How we cite our quotes: Citations follow this format: (Book.Line). We used Robert Fitzgerald's translation.
Quote #10
Then Ocnus came, who roused his company
From the paternal waterways: a son
Of sibylline Manto and the Tuscan river.
Mantua, it was he who gave you walls
And named you for his mother—Mantua,
Rich in forebears, not of a single stock,
But three distinct tribes, each with four communes,
The chief one Mantua, whose vigor came
From Tuscan blood. (10.272-280)
Although this moment might not seem like much when you read through the Aeneid for the first time, it is actually a detail of great personal significance to Virgil. Here, the ancient past that Virgil is remembering is the history of Mantua, his hometown. According to legend, when Virgil was on his deathbed, one of the things he did (aside from ordering that the unfinished manuscript of the Aeneid be burned) was to write his own epitaph.
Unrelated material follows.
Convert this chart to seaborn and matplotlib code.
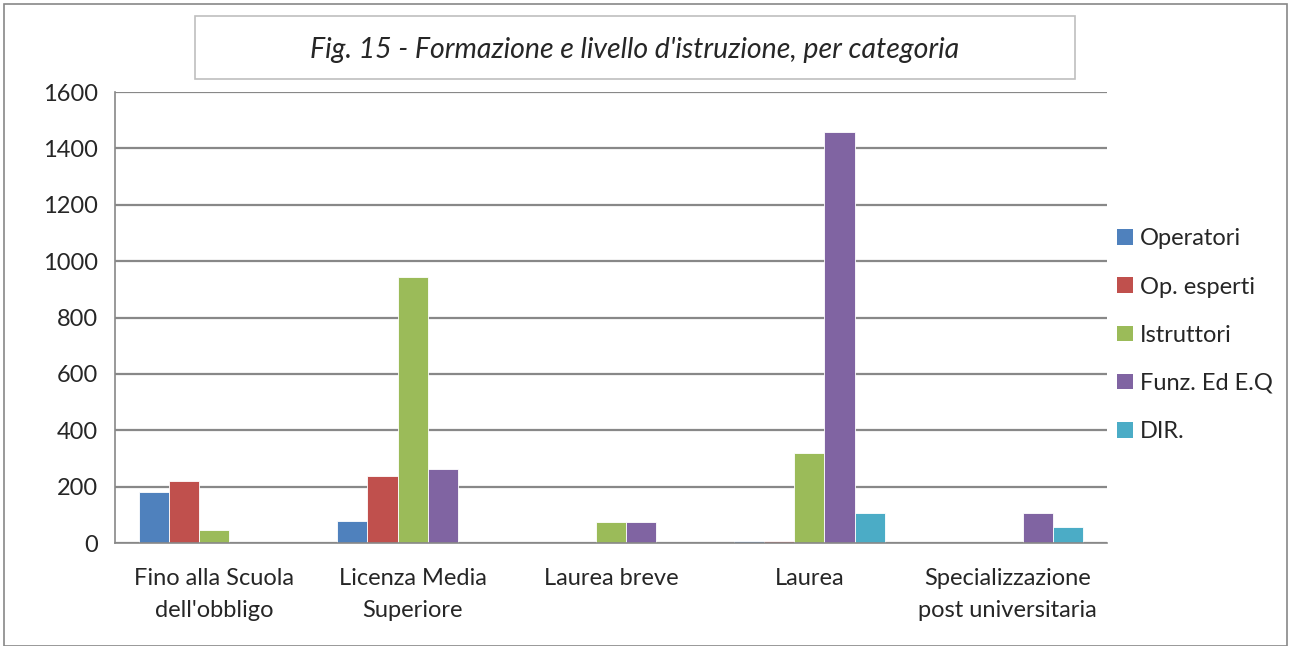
import matplotlib
matplotlib.use("Agg")
import matplotlib.pyplot as plt
from matplotlib.patches import Rectangle, Patch
import seaborn as sns
import pandas as pd

categories = ["Fino alla Scuola\ndell'obbligo", "Licenza Media\nSuperiore", "Laurea breve",
              "Laurea", "Specializzazione\npost universitaria"]
series = ["Operatori", "Op. esperti", "Istruttori", "Funz. Ed E.Q", "DIR."]
operatori = [182, 78, 0, 8, 0]
op_esperti = [221, 239, 0, 8, 0]
istruttori = [45, 943, 76, 318, 0]
funz = [0, 264, 76, 1458, 108]
dir_ = [0, 0, 0, 105, 56]
colors = ["#4F81BD", "#C0504D", "#9BBB59", "#8064A2", "#4BACC6"]

rows = []
for s, vals in zip(series, [operatori, op_esperti, istruttori, funz, dir_]):
    for c, v in zip(categories, vals):
        rows.append({"cat": c, "serie": s, "val": v})
df = pd.DataFrame(rows)

sns.set_style("white")
plt.rcParams["font.family"] = ["Lato", "DejaVu Sans"]

fig = plt.figure(figsize=(12.92, 6.46), dpi=100)
ax = fig.add_axes([115 / 1292, 1 - 543 / 646, (1107 - 115) / 1292, (543 - 92) / 646])

sns.barplot(data=df, x="cat", y="val", hue="serie", palette=colors, width=0.76,
            order=categories, hue_order=series, ax=ax, legend=False, saturation=1,
            edgecolor="white", linewidth=0.6)

grid_c = "#888888"
ax.set_ylim(0, 1600)
ax.set_xlim(-0.5, len(categories) - 0.5)
ax.set_yticks(range(0, 1601, 200))
ax.yaxis.grid(True, color=grid_c, linewidth=1.6)
ax.set_axisbelow(True)
ax.set_xlabel("")
ax.set_ylabel("")
for s in ["top", "right"]:
    ax.spines[s].set_visible(False)
for s in ["left", "bottom"]:
    ax.spines[s].set_color(grid_c)
    ax.spines[s].set_linewidth(1.2)
ax.tick_params(axis="y", length=6, color=grid_c, labelsize=17, pad=6)
ax.tick_params(axis="x", which="major", length=0, labelsize=17, pad=18)
ax.set_xticks([i - 0.5 for i in range(len(categories) + 1)], minor=True)
ax.tick_params(axis="x", which="minor", length=7, color=grid_c)
for lab in ax.get_xticklabels():
    lab.set_linespacing(1.65)
    lab.set_verticalalignment("top")

handles = [Patch(facecolor=c, edgecolor="none") for c in colors]
fig.legend(handles, series, loc="upper left", bbox_to_anchor=(1108 / 1292, 1 - 219 / 646),
           frameon=False, fontsize=17, handlelength=0.65, handleheight=0.65,
           handletextpad=0.3, labelspacing=1.15, borderaxespad=0)

# title box and outer frame
fig.patches.append(Rectangle((195 / 1292, 1 - 79 / 646), 880 / 1292, 63 / 646,
                             transform=fig.transFigure, fill=False, edgecolor="#BFBFBF", linewidth=1.2))
fig.text(635 / 1292, 1 - 50 / 646, "Fig. 15 - Formazione e livello d'istruzione, per categoria",
         ha="center", va="center", fontsize=20.5, style="italic")
fig.patches.append(Rectangle((4 / 1292, 0), 1283 / 1292, 642 / 646,
                             transform=fig.transFigure, fill=False, edgecolor="#888888", linewidth=1.2))

fig.savefig("out.png", dpi=100)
This consisted of two lines, which ran as follows: "Mantua me genuit; Calabri repuere; tenet nunc / Parthenope. Cecini pascua, rura, duces." This translates to "Mantua gave birth to me; Calabria stole me away; now Parthenope / holds me. I sang of pastures, fields, and leaders." The first line of the poem refers to the places he had lived; the second to his three poems: The Eclogues (about shepherds), The Georgics (about farming), and the Aeneid (about warfare – among other things). As you can see from this epitaph – assuming Virgil actually wrote it, though of course we can't be sure about that – Virgil was a bit homesick. This little reference to his own hometown woven into the fabric of his poem brings us full circle back to the nostalgia of Aeneas's lines in the first quotation for this theme.